While many argue that DeFi ushers an end to traditional fintech or that DeFi could never replace the convenience of fintech, the reality is that both industries have qualities that are beneficial to the end-user.

Both resolve issues that have long plagued traditional financial markets and they seek to develop applications with easy-to-use user interfaces. Fintech ventures have enabled the sanction of loans in a relatively easier manner and perhaps even send money to anyone across the world with lower fees.

But fintech companies still suffer from the centralization of authority in the hands of a few, creating certain qualities of censorship or control that users do not want. DeFi, on the other hand, enables disintermediation and digitization but lacks the safety that comes with knowing someone oversees all the activity going on, therefore reducing the chance of fraudulent activity.

Taking out collateralized loans worth millions of dollars in a matter of seconds, trading tokenized stocks 24×7, across 365 days, or sending money instantly to anyone sitting on the opposite end of the world for no fee becomes easier with DeFi applications.

Baanx is a UK-based fintech integrating DeFi, digital assets and the utility they provide to bring the best of fintech and blend it with the capabilities of DeFi to formulate a smarter, more efficient, and trustless financial order.
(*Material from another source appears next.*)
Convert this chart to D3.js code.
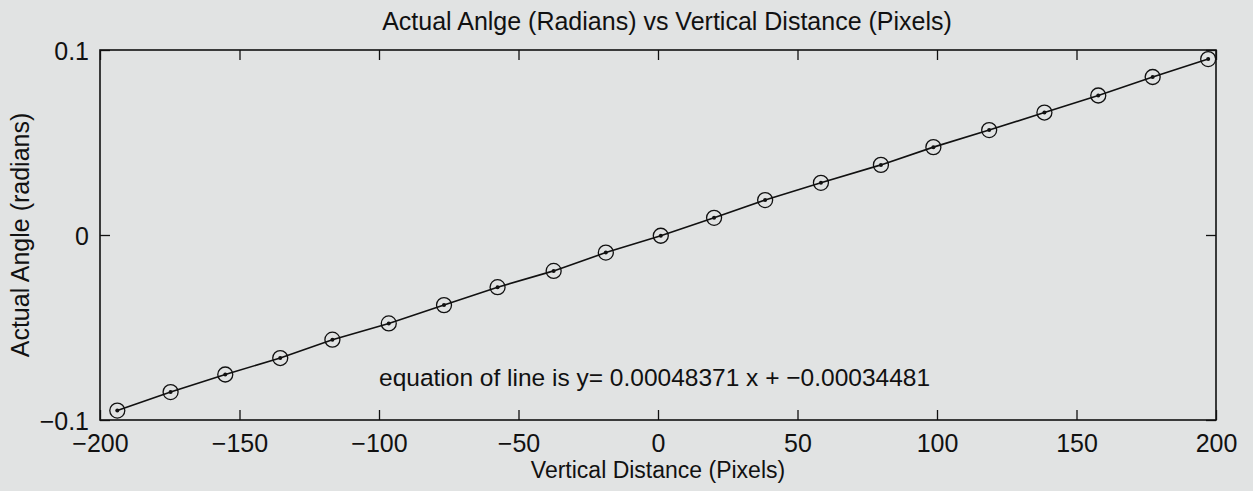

Baanx has formed partnerships with crypto industries leaders such as Ledger and Tezos to bring to DeFi all the qualities fintech has to offer along with a strong framework and regulatory approval to ensure that customers are getting a secure product. With DeFi leaders partnering with well-established companies like Baanx, it seems to be a sign of which way the industry is going.

Finding The Middle Ground

The adoption of DeFi will only increase as trust issues in the traditional financial space persist and yield potential remains stagnant. But with fintechs like Baanx now adopting and building for DeFi, the future seems to look a little more clear: DeFi and fintech can and will co-exist. Despite the crypto and DeFi industry being brand new relative to the history and establishment of fintech, the road ahead seems to be one of cooperation rather than total exclusion.

DeFi will enable an alternative financial system that is built bottom-up, completely decentralized, censorship-free, low-fee, and fully automated. When brought together, fintech and DeFi can rapidly accelerate the adoption of Web 3.0 applications and transform financial access forever with more efficient products and services to the end-user.